Q4: Describe NannyML CBPE and the intuition behind why it works.
CBPE (Confidence-Based Performance Estimation) estimates classification performance metrics (AUC, F1, accuracy) without ground truth labels. The intuition: a well-calibrated model's prediction probability is the expected fraction of true positives in the population with that predicted probability. If the model predicts 0.8 for 100 observations, we expect about 80 true positives among them. By summing calibrated probabilities across the entire production set and comparing to the distribution of positive/negative examples implied by those probabilities, we can estimate what the true performance metrics would be. CBPE first measures calibration on the reference dataset (where ground truth is available), then uses that calibration relationship to estimate performance on unlabeled production data. It works best when the model's calibration is stable - if the model becomes uncalibrated under distribution shift, CBPE estimates become less reliable (which itself is a signal).
Q5: What SLOs would you define for a fraud detection model in production?

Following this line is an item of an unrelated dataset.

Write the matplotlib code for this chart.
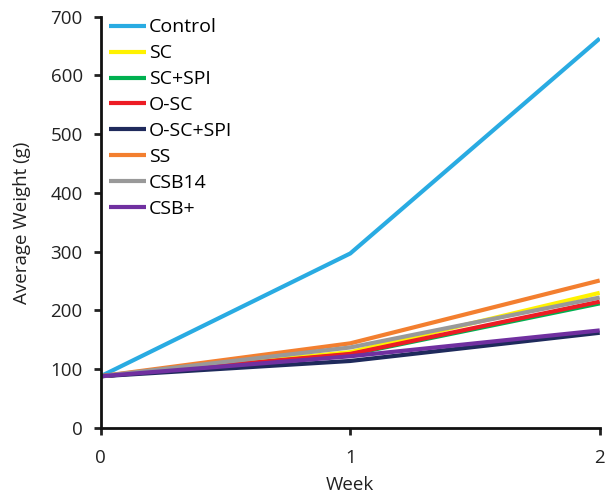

Two tiers of SLOs: (1) Infrastructure SLOs - latency p99 < 100ms (fraud checks must not add meaningful friction to payments), availability > 99.9%, error rate < 0.1%. These are immediate and well-measured. (2) Model quality SLOs - measured with delay and via proxies: precision at 80% recall >= 0.75 (measured on labeled data available 7 days later from chargeback processing), chargeback rate on approved transactions < 0.8% (available in 7 days, proxy for false negative rate), false positive rate on legitimate transactions < 0.5% (user-reported disputes, available in 24 hours), prediction score PSI < 0.20 (immediate, proxy for distribution shift). Alert criticality: chargeback rate above threshold is CRITICAL (page on-call immediately, business impact is direct). Score PSI above threshold is WARNING (investigate within 24 hours). Precision/recall drop is CRITICAL if confirmed by labeled data.